Radicado em Bento há cerca de seis anos, Angel chegou ao Brasil com a esposa e a filha — então com dois anos — fugindo das dificuldades econômicas da Venezuela. Hoje, já com mais dois filhos nascidos em solo brasileiro, ele encontrou na arte uma forma de reconstruir sua história e contribuir com a comunidade que o acolheu.
“Assim que cheguei, precisei de estabilidade e trabalhei como pintor em duas empresas da cidade. Depois de um ano, abri meu MEI e fui atrás dos meus próprios clientes”, conta Angel.
Desde então, seu trabalho artístico se espalhou não apenas por Bento, mas por cidades como Passo Fundo, Sapiranga, Santa Cruz, Caxias do Sul e Porto Alegre. Seus murais já decoram restaurantes, barbearias, salões de beleza e outros estabelecimentos comerciais.

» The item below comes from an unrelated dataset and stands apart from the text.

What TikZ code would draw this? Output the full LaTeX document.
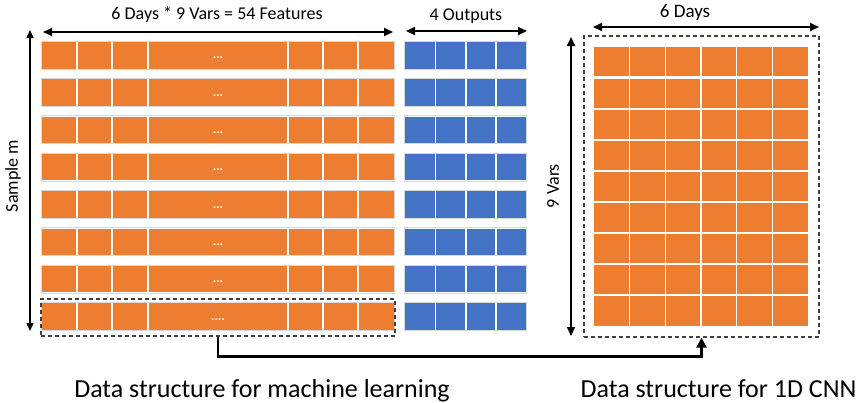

O mural que agora dá cor ao bairro Maria Goretti foi idealizado como uma homenagem a Ronaldo Garbin, figura reconhecida por seu envolvimento nas ações de ajuda durante a tragédia climática que atingiu o Rio Grande do Sul em 2024. A iniciativa surgiu dos moradores Rafael e Cassiano, que buscaram apoio com empresas para arrecadar materiais e recursos necessários.
Segundo Angel, o local foi escolhido a partir da proposta apresentada ao proprietário do imóvel, que aceitou ceder o espaço. A obra não é apenas um tributo individual, mas um símbolo coletivo da dor, solidariedade e fé que marcaram a tragédia. A pintura retrata, entre outras imagens, Jesus Cristo abraçando uma criança — representação do acolhimento espiritual — e um cavalo sobre um telhado, figura que remete à resistência diante da destruição provocada pelas cheias.
“Eu e o Rafael conversamos sobre o que ele gostaria de ver no mural. Com base nisso, fiz uma composição no tablet, unindo os elementos e construindo a ideia até chegarmos à arte final. É um trabalho que toca não só a família do Ronaldo, mas todo o povo gaúcho”, afirma o artista.
O processo, no entanto, foi desafiador. A umidade do solo e o frio dos últimos dias exigiram ajustes no ritmo da pintura.
“Como atrás do muro tem terra, ele sua muito. Preciso esperar até às 11h para começar a pintar, porque antes disso a parede ainda está molhada pelo sereno”, explica.
Além disso, a alta visibilidade do local e o interesse de quem passa acabaram contribuindo para um leve atraso:
“Muita gente para para conversar, elogiar, pedir orçamento. Isso me emociona, mas também toma tempo”, diz Angel, entre sorrisos.
Apesar dos imprevistos, o artista já está nos retoques finais e deve concluir a obra nos próximos dias. A pintura virou uma espécie de ponto de encontro e reflexão no bairro. Moradores param, observam e se emocionam com o mural, que transforma um simples muro em um memorial da superação.